- _Request_: Sort through the entries below and pull out lines containing the word "this".

- _Material supplied_:
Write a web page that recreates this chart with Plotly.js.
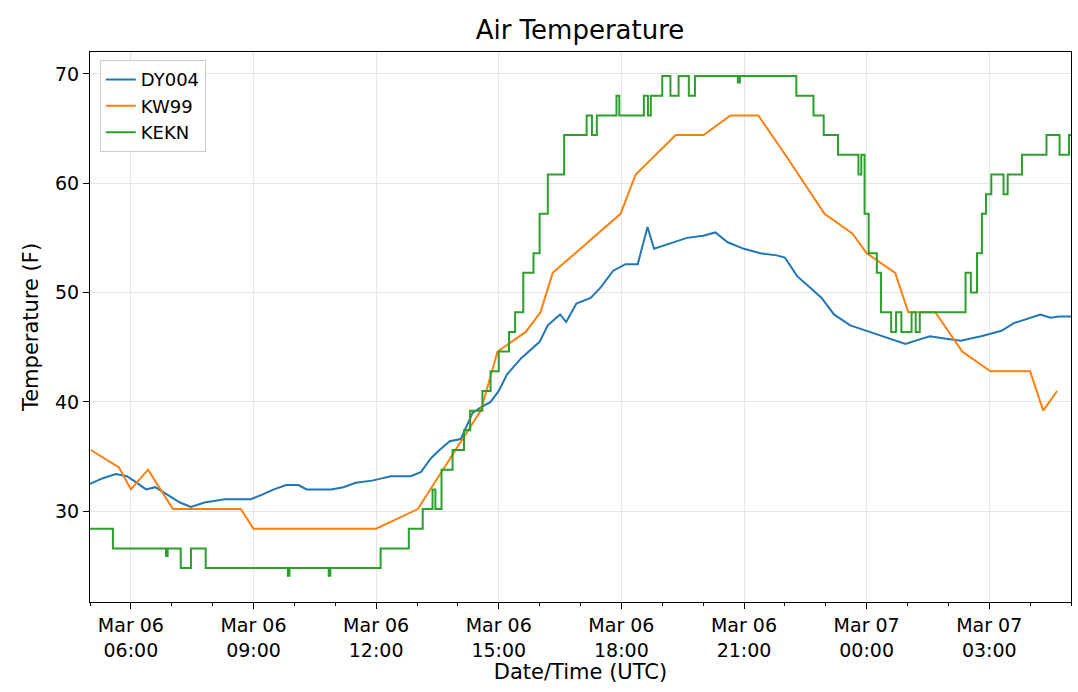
...
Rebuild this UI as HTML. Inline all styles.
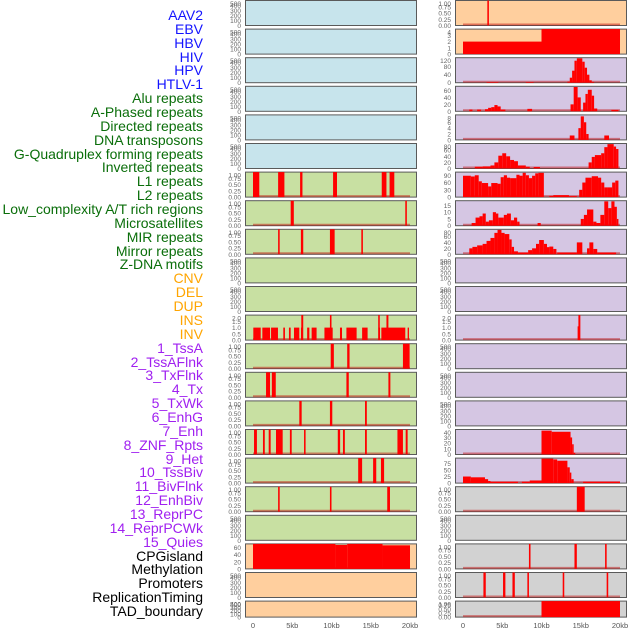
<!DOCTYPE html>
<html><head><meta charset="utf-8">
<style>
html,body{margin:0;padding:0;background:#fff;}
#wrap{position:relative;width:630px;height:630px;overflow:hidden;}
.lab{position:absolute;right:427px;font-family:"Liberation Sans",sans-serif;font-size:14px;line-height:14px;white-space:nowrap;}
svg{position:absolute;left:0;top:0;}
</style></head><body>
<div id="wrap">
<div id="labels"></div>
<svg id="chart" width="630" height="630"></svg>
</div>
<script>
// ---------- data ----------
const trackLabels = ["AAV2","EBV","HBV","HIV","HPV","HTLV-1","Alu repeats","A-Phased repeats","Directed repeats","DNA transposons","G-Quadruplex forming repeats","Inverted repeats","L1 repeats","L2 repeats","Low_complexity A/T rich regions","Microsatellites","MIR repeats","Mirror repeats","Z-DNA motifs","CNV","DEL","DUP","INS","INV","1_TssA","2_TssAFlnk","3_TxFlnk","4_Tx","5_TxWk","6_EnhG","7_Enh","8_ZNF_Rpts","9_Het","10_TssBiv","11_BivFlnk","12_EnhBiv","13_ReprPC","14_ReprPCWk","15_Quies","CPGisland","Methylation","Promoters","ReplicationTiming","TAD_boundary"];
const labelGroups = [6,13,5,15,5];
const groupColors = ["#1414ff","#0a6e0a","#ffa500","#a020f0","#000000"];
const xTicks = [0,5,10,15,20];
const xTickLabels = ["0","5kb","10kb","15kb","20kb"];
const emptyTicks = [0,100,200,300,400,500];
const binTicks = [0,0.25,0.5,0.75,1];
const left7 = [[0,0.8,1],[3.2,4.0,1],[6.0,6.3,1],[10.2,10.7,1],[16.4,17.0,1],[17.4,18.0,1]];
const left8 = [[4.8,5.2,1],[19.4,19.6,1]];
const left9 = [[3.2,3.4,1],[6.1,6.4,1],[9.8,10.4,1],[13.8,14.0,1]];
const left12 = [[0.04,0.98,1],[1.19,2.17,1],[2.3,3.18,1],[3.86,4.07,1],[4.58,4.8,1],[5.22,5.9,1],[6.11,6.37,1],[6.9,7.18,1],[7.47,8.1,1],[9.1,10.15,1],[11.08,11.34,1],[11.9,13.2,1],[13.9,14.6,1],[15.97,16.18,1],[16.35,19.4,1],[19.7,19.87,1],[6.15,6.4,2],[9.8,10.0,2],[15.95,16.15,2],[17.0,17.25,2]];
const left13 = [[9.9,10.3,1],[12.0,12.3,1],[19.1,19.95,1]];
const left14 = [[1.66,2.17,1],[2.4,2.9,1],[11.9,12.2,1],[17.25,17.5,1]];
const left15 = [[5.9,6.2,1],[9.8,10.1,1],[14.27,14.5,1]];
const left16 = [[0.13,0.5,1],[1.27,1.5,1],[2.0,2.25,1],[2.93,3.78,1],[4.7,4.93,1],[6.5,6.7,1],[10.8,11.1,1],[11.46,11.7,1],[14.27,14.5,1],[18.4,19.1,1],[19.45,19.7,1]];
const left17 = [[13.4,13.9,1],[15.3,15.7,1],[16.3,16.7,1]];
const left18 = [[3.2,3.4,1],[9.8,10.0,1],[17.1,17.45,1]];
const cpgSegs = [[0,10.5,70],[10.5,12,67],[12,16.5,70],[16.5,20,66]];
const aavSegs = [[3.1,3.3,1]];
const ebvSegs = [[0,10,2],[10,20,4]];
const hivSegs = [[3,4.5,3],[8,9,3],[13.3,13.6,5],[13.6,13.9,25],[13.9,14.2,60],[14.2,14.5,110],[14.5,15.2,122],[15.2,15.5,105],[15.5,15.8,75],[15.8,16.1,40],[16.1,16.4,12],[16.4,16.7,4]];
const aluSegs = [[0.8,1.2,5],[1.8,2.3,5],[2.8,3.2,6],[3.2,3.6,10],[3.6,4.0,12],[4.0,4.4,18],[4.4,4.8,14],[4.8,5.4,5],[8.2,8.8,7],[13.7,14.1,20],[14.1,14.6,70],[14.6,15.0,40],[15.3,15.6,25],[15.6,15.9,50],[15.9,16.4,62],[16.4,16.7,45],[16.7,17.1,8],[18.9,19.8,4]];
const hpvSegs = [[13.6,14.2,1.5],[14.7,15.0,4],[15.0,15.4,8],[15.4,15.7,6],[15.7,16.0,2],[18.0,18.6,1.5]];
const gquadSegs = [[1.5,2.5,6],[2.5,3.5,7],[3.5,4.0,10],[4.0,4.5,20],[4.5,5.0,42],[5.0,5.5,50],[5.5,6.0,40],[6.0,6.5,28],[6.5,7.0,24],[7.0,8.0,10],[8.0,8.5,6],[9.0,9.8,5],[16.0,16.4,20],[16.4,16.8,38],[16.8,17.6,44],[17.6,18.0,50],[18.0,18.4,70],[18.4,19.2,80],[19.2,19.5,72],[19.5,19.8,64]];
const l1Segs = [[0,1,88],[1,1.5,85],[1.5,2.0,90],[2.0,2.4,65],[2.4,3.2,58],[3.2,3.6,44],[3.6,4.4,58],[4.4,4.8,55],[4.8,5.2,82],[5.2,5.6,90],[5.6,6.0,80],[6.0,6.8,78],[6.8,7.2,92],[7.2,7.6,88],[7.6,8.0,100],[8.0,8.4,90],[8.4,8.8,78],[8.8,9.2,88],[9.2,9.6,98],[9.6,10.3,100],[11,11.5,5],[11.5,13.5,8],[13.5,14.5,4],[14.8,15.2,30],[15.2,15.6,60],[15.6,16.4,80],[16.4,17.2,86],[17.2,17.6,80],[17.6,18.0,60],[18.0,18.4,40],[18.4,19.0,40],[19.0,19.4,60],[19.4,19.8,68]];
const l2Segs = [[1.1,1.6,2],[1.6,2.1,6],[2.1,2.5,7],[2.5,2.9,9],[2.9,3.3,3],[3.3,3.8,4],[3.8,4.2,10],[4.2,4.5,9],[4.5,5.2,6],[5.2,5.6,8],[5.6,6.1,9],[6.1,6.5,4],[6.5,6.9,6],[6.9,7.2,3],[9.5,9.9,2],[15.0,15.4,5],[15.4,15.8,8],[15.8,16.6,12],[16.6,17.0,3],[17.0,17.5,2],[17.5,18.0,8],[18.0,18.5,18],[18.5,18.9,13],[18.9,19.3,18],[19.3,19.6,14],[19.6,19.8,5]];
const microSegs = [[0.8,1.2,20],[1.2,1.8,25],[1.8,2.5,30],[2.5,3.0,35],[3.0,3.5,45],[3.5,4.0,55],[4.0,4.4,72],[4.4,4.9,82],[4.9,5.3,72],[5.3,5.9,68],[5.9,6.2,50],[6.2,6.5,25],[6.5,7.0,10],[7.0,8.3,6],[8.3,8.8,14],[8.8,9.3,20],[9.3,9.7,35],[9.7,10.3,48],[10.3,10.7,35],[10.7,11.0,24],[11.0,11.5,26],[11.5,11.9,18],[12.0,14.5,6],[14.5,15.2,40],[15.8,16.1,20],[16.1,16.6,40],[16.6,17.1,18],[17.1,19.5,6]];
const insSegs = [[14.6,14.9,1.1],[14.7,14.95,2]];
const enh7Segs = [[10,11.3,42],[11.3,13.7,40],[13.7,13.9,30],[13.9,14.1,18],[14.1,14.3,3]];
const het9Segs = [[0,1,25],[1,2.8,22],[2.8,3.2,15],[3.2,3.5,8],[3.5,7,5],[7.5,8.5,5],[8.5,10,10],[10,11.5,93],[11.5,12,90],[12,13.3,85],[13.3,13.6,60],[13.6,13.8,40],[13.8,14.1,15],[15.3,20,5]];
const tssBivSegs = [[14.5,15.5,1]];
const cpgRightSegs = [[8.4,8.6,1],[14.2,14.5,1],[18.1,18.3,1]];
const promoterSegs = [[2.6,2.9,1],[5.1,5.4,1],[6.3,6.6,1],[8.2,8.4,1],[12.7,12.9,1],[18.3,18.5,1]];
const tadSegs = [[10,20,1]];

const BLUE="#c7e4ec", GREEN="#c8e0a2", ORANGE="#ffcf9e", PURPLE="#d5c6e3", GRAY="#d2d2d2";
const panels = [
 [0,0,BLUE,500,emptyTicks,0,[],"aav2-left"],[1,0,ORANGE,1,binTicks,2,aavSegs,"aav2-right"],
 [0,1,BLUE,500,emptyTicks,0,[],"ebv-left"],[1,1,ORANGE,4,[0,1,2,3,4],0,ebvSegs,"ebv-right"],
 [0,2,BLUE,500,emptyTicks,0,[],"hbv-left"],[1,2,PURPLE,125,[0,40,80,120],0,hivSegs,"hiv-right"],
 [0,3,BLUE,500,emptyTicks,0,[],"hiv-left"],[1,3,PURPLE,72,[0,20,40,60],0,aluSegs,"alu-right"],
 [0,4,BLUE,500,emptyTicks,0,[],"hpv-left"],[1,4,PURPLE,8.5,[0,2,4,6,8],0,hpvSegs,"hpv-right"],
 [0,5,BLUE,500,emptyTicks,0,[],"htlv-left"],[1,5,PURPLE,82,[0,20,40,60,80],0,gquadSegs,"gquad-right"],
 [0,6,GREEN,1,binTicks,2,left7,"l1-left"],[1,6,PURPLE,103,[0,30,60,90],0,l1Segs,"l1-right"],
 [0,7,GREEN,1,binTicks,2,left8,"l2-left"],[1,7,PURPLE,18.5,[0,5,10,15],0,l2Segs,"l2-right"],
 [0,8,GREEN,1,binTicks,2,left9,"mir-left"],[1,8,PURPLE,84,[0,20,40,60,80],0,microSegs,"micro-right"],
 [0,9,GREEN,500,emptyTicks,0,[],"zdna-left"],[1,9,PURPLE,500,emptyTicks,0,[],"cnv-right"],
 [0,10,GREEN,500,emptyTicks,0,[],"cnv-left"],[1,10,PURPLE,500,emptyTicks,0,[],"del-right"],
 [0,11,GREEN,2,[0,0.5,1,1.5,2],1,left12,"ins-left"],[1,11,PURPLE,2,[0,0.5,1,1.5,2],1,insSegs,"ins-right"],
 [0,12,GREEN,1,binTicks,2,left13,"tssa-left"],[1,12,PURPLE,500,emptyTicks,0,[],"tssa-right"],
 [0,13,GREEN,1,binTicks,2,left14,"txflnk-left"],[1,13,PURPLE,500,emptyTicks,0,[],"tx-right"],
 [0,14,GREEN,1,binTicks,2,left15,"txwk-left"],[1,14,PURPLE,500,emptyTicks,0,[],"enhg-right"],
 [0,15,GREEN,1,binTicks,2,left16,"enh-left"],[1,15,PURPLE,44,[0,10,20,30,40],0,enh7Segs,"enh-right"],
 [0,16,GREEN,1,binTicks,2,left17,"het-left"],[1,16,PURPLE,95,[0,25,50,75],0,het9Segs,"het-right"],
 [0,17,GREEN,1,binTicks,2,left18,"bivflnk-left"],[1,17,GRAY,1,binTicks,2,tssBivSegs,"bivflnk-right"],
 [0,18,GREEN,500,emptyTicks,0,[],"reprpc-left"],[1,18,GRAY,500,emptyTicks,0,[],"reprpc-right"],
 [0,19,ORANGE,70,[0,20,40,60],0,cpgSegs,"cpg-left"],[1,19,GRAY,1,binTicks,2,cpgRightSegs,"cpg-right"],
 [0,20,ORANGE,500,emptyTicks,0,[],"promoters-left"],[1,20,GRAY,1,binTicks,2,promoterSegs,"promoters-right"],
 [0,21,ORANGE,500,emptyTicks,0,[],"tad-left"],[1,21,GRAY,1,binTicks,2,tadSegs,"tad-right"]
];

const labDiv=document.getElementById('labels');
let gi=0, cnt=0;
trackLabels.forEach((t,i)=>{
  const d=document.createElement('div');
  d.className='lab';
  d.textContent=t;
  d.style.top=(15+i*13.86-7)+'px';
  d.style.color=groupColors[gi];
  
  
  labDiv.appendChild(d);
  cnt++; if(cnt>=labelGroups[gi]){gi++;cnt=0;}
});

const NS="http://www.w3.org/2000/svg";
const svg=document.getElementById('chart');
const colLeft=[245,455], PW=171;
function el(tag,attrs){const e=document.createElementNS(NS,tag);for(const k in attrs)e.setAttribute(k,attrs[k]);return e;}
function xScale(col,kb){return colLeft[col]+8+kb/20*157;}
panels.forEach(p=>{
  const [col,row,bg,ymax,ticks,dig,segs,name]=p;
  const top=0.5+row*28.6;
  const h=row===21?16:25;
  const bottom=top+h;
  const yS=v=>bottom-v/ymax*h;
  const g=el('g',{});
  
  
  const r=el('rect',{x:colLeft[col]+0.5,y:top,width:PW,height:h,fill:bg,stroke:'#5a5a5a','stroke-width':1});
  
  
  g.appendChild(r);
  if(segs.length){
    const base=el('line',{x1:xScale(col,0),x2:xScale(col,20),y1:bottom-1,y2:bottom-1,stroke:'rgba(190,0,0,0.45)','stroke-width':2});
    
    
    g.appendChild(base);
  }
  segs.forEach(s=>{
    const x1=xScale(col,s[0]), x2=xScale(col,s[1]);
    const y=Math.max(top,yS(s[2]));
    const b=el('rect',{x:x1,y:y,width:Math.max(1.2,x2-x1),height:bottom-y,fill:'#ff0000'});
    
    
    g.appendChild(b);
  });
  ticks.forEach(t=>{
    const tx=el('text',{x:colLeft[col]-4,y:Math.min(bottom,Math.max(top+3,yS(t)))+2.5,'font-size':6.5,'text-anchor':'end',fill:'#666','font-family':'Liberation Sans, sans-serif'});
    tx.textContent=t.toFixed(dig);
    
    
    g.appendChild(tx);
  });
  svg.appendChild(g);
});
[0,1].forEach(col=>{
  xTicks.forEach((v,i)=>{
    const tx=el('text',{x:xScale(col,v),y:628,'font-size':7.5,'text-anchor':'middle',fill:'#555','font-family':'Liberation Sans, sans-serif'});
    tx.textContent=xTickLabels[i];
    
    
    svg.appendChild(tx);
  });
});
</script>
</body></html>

- _Final result_:
Write a web page that recreates this chart with Plotly.js.
Rebuild this UI as HTML. Inline all styles.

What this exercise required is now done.